Pheromones are wildly publicized as the invisible yet inherently alluring chemical that triggers sexual attraction in mammals, and for some, a new means of finding a match. Atlanta-based artist Judith Prays, 25, is behind the idea of “pheromone parties,” hosting her first experiment two years ago in New York City.

“The first time I dated someone for purely physical reasons, it was amazing how well it went,” she told The Daily. “I was so into his smell even when it was objectively nasty. So then I just thought, what if I could choose people by smell?”

In 2010, Prays invited 40 people to test her theory. Guests were required to wear the same shirt to bed for three nights in row without any deodorant or fragrance, and then bring the shirt to the party. Shirts were separated by individually numbered bags and separated by sex.

Over the course of the evening, guests were encouraged to explore the piles of smelly shirts. If a scent piqued a guest’s interest, he or she posed for a picture holding the numbered bag containing the shirt. Later, the photos were projected onto a wall and guests watched to see if someone holding his or her shirt signaled the perfect icebreaker.

Despite the thought of guests’ awkward facial expressions while attempting to place pungent smells, Prays called the dating experiment a success. The artist said of the 40 singles in attendance, 12 guests “hooked up,” and half of those couplings progressed into relationships.
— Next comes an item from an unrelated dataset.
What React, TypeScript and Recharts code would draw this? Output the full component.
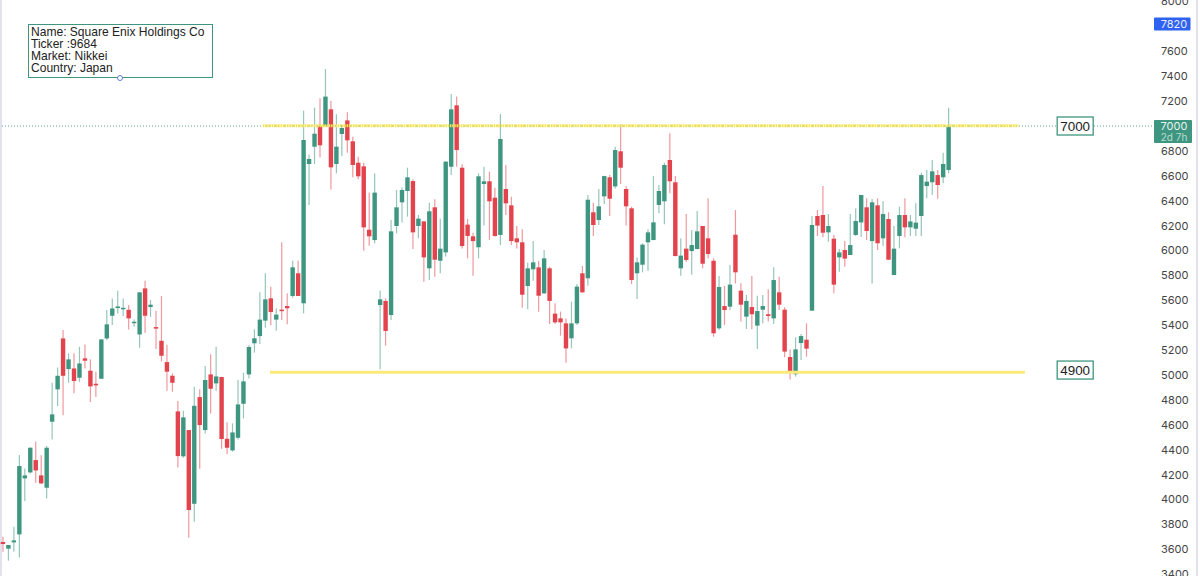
import React from "react";
import { ComposedChart, Bar, XAxis, YAxis, ReferenceLine, ReferenceDot } from "recharts";

const opens = [
3659,3605,3656,3720,4170,4218,4317,4194,4095,4625,4885,5294,5048,5053,4978,5134,5035,4930,4970,5294,5476,5538,5535,5524,5420,5326,5696,5546,5385,5275,5104,4994,4708,4347,4558,3966,4823,4558,5005,4933,4984,4488,4395,4496,4769,5005,
5255,5313,5437,5616,5445,5525,5554,5635,5817,5576,6695,6834,6997,7003,7134,6695,6936,7045,6877,6705,6676,6167,6084,5562,5595,5482,6197,6387,6478,6558,6197,6234,5857,6347,5918,5985,6673,7166,6665,6208,6114,6026,6534,6556,6424,6125,
6494,6363,6098,6066,5715,5849,5865,5656,5857,5493,5455,5415,5295,5415,5817,5777,6307,6245,6435,6588,6515,6797,6494,6339,5817,5886,6066,6084,6366,6395,6727,6548,5857,6015,5996,6012,6197,6098,5918,5375,5554,5549,
6127,5678,5469,5546,5397,5525,5488,5455,5664,5525,5145,5006,5257,5284,5517,6277,6285,6146,6095,5945,6004,5964,6125,6226,6347,6076,6363,6098,6253,5803,6117,6285,6186,6175,6277,6518,6548,6606,6588,6647,
];
const highs = [
3702,3635,3782,4357,4250,4420,4464,4355,4430,4938,5061,5361,5174,5174,5227,5246,5126,5027,5289,5522,5615,5677,5615,5562,5447,5664,5757,5602,5516,5634,5243,5013,4791,4713,4558,4906,4885,5072,5166,5227,4986,4620,4612,4960,5018,5241,
5367,5664,5817,5710,5536,6066,5656,5918,5918,7123,6772,7147,7222,7458,7203,7094,7008,7110,6914,6754,6705,6465,6620,5678,5616,6245,6486,6507,6665,6572,6285,6237,6384,6411,6256,6714,7257,7236,6692,6253,6143,6620,6673,6633,6505,7096,
6687,6432,6197,6170,5902,6076,5916,6004,5870,5576,5509,5455,5589,5731,5876,6446,6384,6494,6601,6606,6834,7013,6518,6352,5943,6058,6170,6598,6526,6705,6941,6598,6098,6293,6165,6317,6197,6419,5937,5795,5715,5884,
6325,5737,5643,5795,5637,5643,5688,5865,5790,5544,5206,5303,5330,5415,6277,6325,6518,6293,6125,6012,6076,6293,6339,6446,6419,6414,6419,6398,6307,6197,6352,6419,6285,6379,6625,6647,6727,6647,6786,7147,
];
const lows = [
3581,3509,3581,3535,3988,4210,4135,4124,4009,4483,4751,4678,4938,4853,4946,5053,4783,4823,4970,5281,5401,5495,5474,5366,5388,5219,5340,5468,5209,5110,4874,4866,4258,4336,3693,3822,4248,4531,4692,4874,4408,4363,4384,4483,4652,4973,
5180,5249,5380,5399,5356,5442,5407,5621,5635,5495,6366,6695,6748,7003,6491,6620,6759,6786,6588,6572,5999,6039,6058,5046,5236,5442,6138,6226,6272,6012,6098,5750,5763,5790,5817,5951,6606,6673,6017,5937,5798,5937,6200,6084,6111,6044,
6285,6044,6017,5541,5528,5758,5509,5651,5410,5410,5316,5099,5214,5402,5661,5718,6117,6205,6374,6277,6499,6534,6200,5731,5611,5825,5838,6084,6299,6210,6459,5951,5798,5908,5806,6010,5857,5937,5308,5362,5402,5522,
5736,5429,5370,5367,5209,5415,5429,5410,5522,5142,4965,4987,5121,5147,5517,6117,6106,6071,5656,5830,5870,5964,6117,6111,6084,5736,6004,6039,5924,5803,6018,6106,6117,6117,6117,6419,6446,6416,6540,6620,
];
const closes = [
3643,3635,3672,4269,4194,4416,4234,4130,4416,4684,4994,4994,5126,4952,5093,5115,4909,4917,5286,5407,5535,5551,5540,5455,5428,5664,5476,5565,5375,5155,5027,4938,4349,4660,3916,4753,4598,4960,4890,4989,4486,4416,4539,4764,4949,5225,
5295,5445,5608,5506,5485,5517,5536,5865,5635,6888,6735,6938,6845,7236,6668,6834,6984,6885,6687,6596,6186,6114,6465,5608,5354,6154,6347,6486,6588,6146,6256,5945,6315,5926,6015,6714,7134,6807,6036,6117,6076,6596,6556,6395,6117,6896,
6379,6076,6066,5645,5857,5905,5637,5937,5595,5423,5423,5214,5415,5710,5664,6408,6205,6355,6598,6416,6807,6665,6355,5763,5905,6047,6146,6226,6478,6687,6556,5956,5959,5924,6044,6154,5894,5972,5335,5707,5522,5726,
5825,5565,5595,5488,5514,5554,5474,5763,5565,5188,5016,5206,5313,5212,6205,6200,6143,6197,5726,5985,5935,6044,6237,6446,6157,6387,6058,6293,5926,6015,6285,6186,6234,6224,6606,6553,6636,6526,6695,6995,
];
const yTicks = [8000,7600,7400,7200,6800,6600,6400,6200,6000,5800,5600,5400,5200,5000,4800,4600,4400,4200,4000,3800,3600,3400];
const infoLines = ["Name: Square Enix Holdings Co", "Ticker :9684", "Market: Nikkei", "Country: Japan"];
const resistance = 7003;
const support = 5022;
const lastPrice = 7000;
const crosshairPrice = 7820;

const data = opens.map((o, i) => ({
  i, open: o, high: highs[i], low: lows[i], close: closes[i], range: [lows[i], highs[i]],
}));

const GREEN = "#3f9680";
const RED = "#e2434c";
const FONT = "Inter, 'Liberation Sans', sans-serif";
const SANS = "'Liberation Sans', sans-serif";

function Candle(props: any) {
  const { x, y, width, height, payload } = props;
  const { open, high, low, close } = payload;
  const k = height / (high - low);
  const up = close >= open;
  const col = up ? GREEN : RED;
  const top = y + (high - Math.max(open, close)) * k;
  const h = Math.max(Math.abs(open - close) * k, 1.5);
  const cx = x + width / 2;
  return (
    <g>
      <line x1={cx} x2={cx} y1={y} y2={y + height} stroke={col} strokeWidth={1.2} strokeOpacity={0.55} />
      <rect x={cx - 2.2} y={top} width={4.4} height={h} fill={col} />
    </g>
  );
}

const priceBox = (text: string, w: number, h: number) => (p: any) => (
  <g>
    <rect x={p.cx - w / 2} y={p.cy - h / 2} width={w} height={h} fill="#fff" stroke={GREEN} strokeWidth={1.3} />
    <text x={p.cx} y={p.cy + 5} textAnchor="middle" fontSize={13.4} fontFamily={SANS} fill="#222">{text}</text>
  </g>
);

const bluePrice = (p: any) => (
  <g>
    <rect x={1154} y={p.cy - 6.5} width={36.5} height={13} rx={1} fill="#2f62f0" />
    <text x={1174} y={p.cy + 4} textAnchor="middle" fontSize={11} fontFamily={FONT} fill="#e8eeff">{crosshairPrice}</text>
  </g>
);

const lastPriceTag = (p: any) => (
  <g>
    <rect x={1154} y={p.cy - 6} width={38} height={23} rx={1} fill={GREEN} />
    <text x={1174} y={p.cy + 4} textAnchor="middle" fontSize={11} fontFamily={FONT} fill="#e6f3ef">{lastPrice}</text>
    <text x={1174} y={p.cy + 15} textAnchor="middle" fontSize={10} fontFamily={FONT} fill="#b5dcd0">2d 7h</text>
  </g>
);

export default function App() {
  return (
    <div style={{ position: "absolute", left: 0, top: 0, width: 1200, height: 576, background: "#fff", overflow: "hidden" }}>
      <div style={{ position: "absolute", left: 0, top: 0, width: 1.5, height: 576, background: "#e2e2ef" }} />
      <div style={{ position: "absolute", left: 1196, top: 0, width: 2, height: 576, background: "#e2e2ef" }} />
      <ComposedChart width={1200} height={576} data={data} margin={{ top: 0, right: 0, bottom: 0, left: 0 }}>
        <XAxis dataKey="i" type="number" domain={[-0.49, 210.8]} hide />
        <YAxis
          orientation="right"
          width={45}
          domain={[3386, 8012]}
          ticks={yTicks}
          interval={0}
          allowDataOverflow
          axisLine={false}
          tickLine={false}
          tick={{ fontSize: 11, fill: "#444", fontFamily: FONT, dx: -2 }}
        />
        <ReferenceLine y={lastPrice} stroke="#5f9f8f" strokeWidth={1} strokeDasharray="1 2" />
        <ReferenceLine segment={[{ x: 47.6, y: resistance }, { x: 185.8, y: resistance }]} stroke="#f5e44f" strokeWidth={3} strokeDasharray="1.5 0.7" />
        <ReferenceLine segment={[{ x: 48.9, y: support }, { x: 187, y: support }]} stroke="#fbe97c" strokeWidth={3} />
        <Bar dataKey="range" barSize={4} shape={Candle} isAnimationActive={false} />
        <ReferenceDot x={196.2} y={lastPrice} shape={priceBox("7000", 36, 18)} />
        <ReferenceDot x={196.2} y={5040} shape={priceBox("4900", 36, 18)} />
        <ReferenceDot x={205} y={crosshairPrice} shape={bluePrice} />
        <ReferenceDot x={205} y={lastPrice} shape={lastPriceTag} />
      </ComposedChart>
      <div style={{ position: "absolute", left: 28, top: 23.5, width: 180.5, height: 51, border: `1.5px solid ${GREEN}`, background: "#fff", paddingLeft: 2, paddingTop: 1, fontFamily: SANS, fontSize: 12.05, lineHeight: "12.2px", color: "#222", boxSizing: "content-box", whiteSpace: "nowrap" }}>
        {infoLines.map((t) => <div key={t}>{t}</div>)}
      </div>
      <div style={{ position: "absolute", left: 117, top: 74.5, width: 4, height: 4, borderRadius: "50%", border: "1px solid #5b7fd6", background: "#fff" }} />
    </div>
  );
}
Behavioral neuroscientist Charles J. Wysocki, told The Daily the idea is similar to his lab testing. ” Wysocki, of Monell Chemical Senses Center in Philadelphia, noted he would suggest participants go through a 10-day cleanse before the event, using no perfume or deodorant and also avoiding certain types of food that could alter signature scents.

“Attraction to pheromones seems to be how many animals do it,” he said. “Either way it’s a good indication that you’re off to a good start.”

If someone can open a conversation with a complete stranger’s body odor, NewsFeed thinks that’s a pretty good start, too.